“Sesame Street” has taken a step to help reduce the stigma of autism. As of this morning, old familiar Muppet characters such as Grover, Elmo and Abby have a new pal. She’s Julia, and she’s autistic.
It’s part of a new education initiative that includes a free downloadable app that incorporates video, digital story cards designed to make daily life tasks easier for families of children with autism and storybook materials for providers, organizations and caregivers. The material is designed for families that have children aged two to five.
“This is what makes our project so unique,” says Dr. Jeanette Betancourt. “When we explain from a child’s point of view that there are certain behaviors, such as slapping their hands or making noises, to express excitement or unhappiness, it helps younger children to understand how to interact with their autistic peers. It makes children more comfortable and therefor more inclusive.”

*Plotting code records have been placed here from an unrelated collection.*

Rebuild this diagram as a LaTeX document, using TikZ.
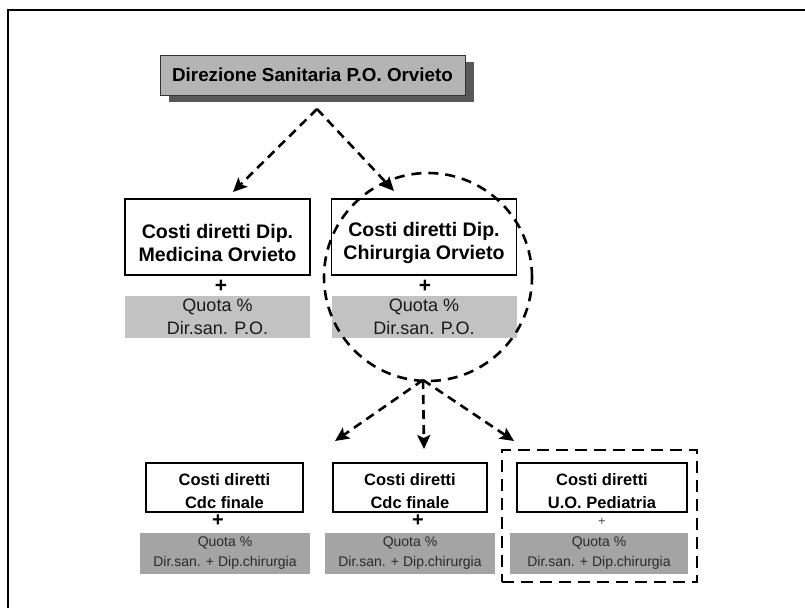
\documentclass[tikz,border=0pt]{standalone}
\usepackage{fontspec}
\setmainfont{Liberation Sans}
\usetikzlibrary{arrows.meta,shadows}
\definecolor{topgray}{HTML}{B4B4B4}
\definecolor{shadowgray}{HTML}{585858}
\definecolor{midgray}{HTML}{C2C2C2}
\definecolor{botgray}{HTML}{A4A4A4}
\definecolor{bottext}{HTML}{2A2A2A}
\newcommand{\lowstrut}{\rule{0pt}{26pt}}
\newcommand{\botstrut}{\rule{0pt}{19pt}}
\begin{document}
\begin{tikzpicture}[x=1pt,y=-1pt,
  topbox/.style={draw=black!80, line width=1pt, fill=topgray, inner sep=0pt,
    minimum width=305pt, minimum height=40pt,
    font=\bfseries\fontsize{18.8}{22}\selectfont,
    drop shadow={shadow xshift=9pt, shadow yshift=-7pt, fill=shadowgray, opacity=1}},
  midbox/.style={draw=black, line width=1.2pt, fill=white, align=center, inner sep=0pt,
    minimum width=185pt, minimum height=76pt,
    font=\bfseries\fontsize{19.6}{23}\selectfont},
  midquota/.style={fill=midgray, align=center, inner sep=0pt,
    minimum width=185pt, minimum height=42pt,
    font=\fontsize{18}{22.5}\selectfont, text=black!90},
  botbox/.style={draw=black, line width=1.2pt, fill=white, align=center, inner sep=0pt,
    minimum height=49pt, font=\bfseries\fontsize{16.5}{23.5}\selectfont},
  botquota/.style={fill=botgray, align=center, inner sep=0pt,
    minimum height=41pt, font=\fontsize{14}{20}\selectfont, text=bottext},
  plusmark/.style={inner sep=0pt, font=\bfseries\fontsize{21}{21}\selectfont},
  dasharrow/.style={line width=2.6pt, dash pattern=on 9pt off 6pt,
    -{Stealth[length=14pt,width=13pt,inset=3pt]}},
  ringstyle/.style={draw, circle, line width=2.6pt, dash pattern=on 10pt off 7pt,
    minimum size=208pt, inner sep=0pt},
  selbox/.style={draw, line width=2.8pt, dash pattern=on 12pt off 7pt,
    minimum width=195pt, minimum height=132pt, inner sep=0pt}
]
\useasboundingbox (0,0) rectangle (805,608);
\fill[white] (0,0) rectangle (805,608);
% frame (top and left edges)
\draw[line width=1.5pt] (8,608) -- (8,10) -- (805,10);

% top
\node[topbox] (dir) at (312.5,75) {Direzione Sanitaria P.O. Orvieto};

% middle row
\node[midbox] (med) at (217.5,237) {\lowstrut Costi diretti Dip.\\Medicina Orvieto};
\node[midbox] (chi) at (424,237) {\lowstrut Costi diretti Dip.\\Chirurgia Orvieto};
\node[plusmark] (pmed) at (221,286) {+};
\node[plusmark] (pchi) at (425,286) {+};
\node[midquota] (qmed) at (217.5,317) {Quota \%\\Dir.san. P.O.};
\node[midquota] (qchi) at (424,317) {Quota \%\\Dir.san. P.O.};

% ring
\node[ringstyle] (ring) at (428,277) {};

% bottom row
\node[selbox] (sel) at (599.5,516) {};
\node[botbox, minimum width=157pt] (c1) at (224.5,487.5) {\botstrut Costi diretti\\Cdc finale};
\node[botbox, minimum width=154pt] (c2) at (410,487.5) {\botstrut Costi diretti\\Cdc finale};
\node[botbox, minimum width=170pt] (c3) at (602,487.5) {\botstrut Costi diretti\\U.O. Pediatria};
\node[plusmark, font=\bfseries\fontsize{20}{20}\selectfont] (p1) at (218,521) {+};
\node[plusmark, font=\bfseries\fontsize{20}{20}\selectfont] (p2) at (418,521) {+};
\node[plusmark, font=\fontsize{13}{13}\selectfont, text=black!70] (p3) at (602,522) {+};
\node[botquota, minimum width=170pt] (g1) at (225,553.5) {Quota \%\\Dir.san. + Dip.chirurgia};
\node[botquota, minimum width=170pt] (g2) at (410,553.5) {Quota \%\\Dir.san. + Dip.chirurgia};
\node[botquota, minimum width=178pt] (g3) at (599,553.5) {Quota \%\\Dir.san. + Dip.chirurgia};

% connectors
\coordinate (apex1) at (317,109);
\coordinate (tipmed) at (233,192);
\coordinate (tipchi) at (394,191);
\draw[dasharrow] (apex1) -- (tipmed);
\draw[dasharrow] (apex1) -- (tipchi);

\coordinate (apex2) at (423,380);
\coordinate (tip1) at (335,441);
\coordinate (tip2) at (424,449);
\coordinate (tip3) at (514,441);
\draw[dasharrow] (apex2) -- (tip1);
\draw[dasharrow] (apex2) -- (tip2);
\draw[dasharrow] (apex2) -- (tip3);
\end{tikzpicture}
\end{document}
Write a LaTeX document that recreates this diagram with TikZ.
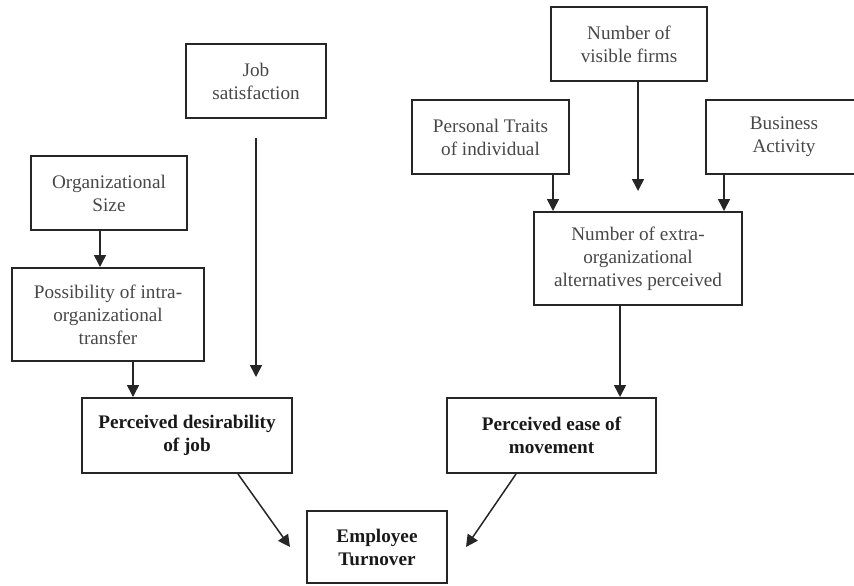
\documentclass[tikz,border=0pt]{standalone}
\usepackage{fontspec}
\setmainfont{Liberation Serif}
\usetikzlibrary{arrows.meta}
\tikzset{
  factor/.style={draw=black!85, line width=1pt, inner sep=0pt, align=center,
    text=black!72, font=\fontsize{9.6pt}{11.5pt}\selectfont},
  mainfactor/.style={factor, text=black!90, font=\fontsize{9.6pt}{11.5pt}\selectfont\bfseries},
  arr/.style={draw=black!85, line width=0.75pt, -{Triangle[width=6pt,length=6pt]}}
}

\begin{document}
\begin{tikzpicture}[x=0.5pt, y=-0.5pt]
  \clip (0,0) rectangle (854,585);

  % left branch
  \node[factor, minimum width=78pt, minimum height=37pt] (orgsize) at (109,193) {Organizational\\Size};
  \node[factor, minimum width=96pt, minimum height=46.5pt] (possib) at (108,314.5) {Possibility of intra-\\organizational\\transfer};
  \node[factor, minimum width=70pt, minimum height=37pt] (jobsat) at (256,81) {Job\\satisfaction};
  \node[mainfactor, minimum width=105pt, minimum height=37.5pt] (desir) at (187,435.5) {Perceived desirability\\of job};

  % right branch
  \node[factor, minimum width=78pt, minimum height=37pt] (firms) at (629,44) {Number of\\visible firms};
  \node[factor, minimum width=78.5pt, minimum height=37pt] (traits) at (490.5,137) {Personal Traits\\of individual};
  \node[factor, minimum width=78pt, minimum height=37pt] (business) at (784,137) {Business\\Activity};
  \node[factor, minimum width=104pt, minimum height=46.5pt] (extra) at (638,258.5) {Number of extra-\\organizational\\alternatives perceived};
  \node[mainfactor, minimum width=104.5pt, minimum height=37.5pt] (ease) at (551.5,435.5) {Perceived ease of\\movement};

  \node[mainfactor, minimum width=70pt, minimum height=36pt] (turnover) at (377,547) {Employee\\Turnover};

  \draw[arr] ([xshift=-4.5pt]orgsize.south) -- ([xshift=-4.5pt]orgsize.south |- possib.north);
  \draw[arr] ([xshift=26pt]desir.north west |- possib.south) -- ([xshift=26pt]desir.north west);
  \draw[arr, shorten <=9.5pt, shorten >=10pt] (jobsat.south) -- (jobsat.south |- desir.north);

  \draw[arr, shorten >=10pt] (firms.south -| extra.north) -- (extra.north);
  \draw[arr] ([xshift=-8.5pt]traits.south east) -- ([xshift=-8.5pt]traits.south east |- extra.north);
  \draw[arr] ([xshift=9.5pt]business.south west) -- ([xshift=9.5pt]business.south west |- extra.north);
  \draw[arr] ([xshift=-9pt]extra.south) -- ([xshift=-9pt]extra.south |- ease.north);

  \draw[arr] ([xshift=25.5pt]desir.south) -- ([xshift=-8pt]turnover.west);
  \draw[arr] ([xshift=-17.75pt]ease.south) -- ([xshift=9pt]turnover.east);
\end{tikzpicture}
\end{document}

In an interview with People Magazine, Dr. Betancourt says, “Children with autism are five times more likely to get bullied. And with one in 68 children having autism, that’s a lot of bullying. Our goal is to bring forth what all children share in common, not their differences. Children with autism share in the joy of playing and loving and being friends and being part of a group.”
Researches worked for three years developing the initiative and hope it will ultimately bring people together.
“Some people don’t even know whether they’re even supposed to say the word autistic,” says Executive Vice President of Global Impacts and Philanthropy Sherrie Westin. “By opening up a dialogue, we are trying to get rid of any discomfort or awkwardness. It’s time to increase understanding.”
In an attempt to highlight what’s common among children rather than focusing upon differences, elements of the material tell what being autistic is like from the perspective of a child with autism. For example, in the storybooks Julia explains to her Sesame Street friends how she likes to play a little differently from them.
“If you’re five years old, and see another kid not making eye contact with you, you may think that child doesn’t want to play with you. But that’s not the case,” Westin explains. “We want to create greater awareness and empathy.”
The project is directed both at families with children with autism and the general public. It hopes to teach parents the best way to handle everyday stressful situations such as brushing teeth, going to bed and crossing the street.
“Families with autistic children tend to gravitate toward digital content, which is why we created Julia digitally,” Westin, told People”. “We want parents and children to understand that autism isn’t an uncomfortable topic.”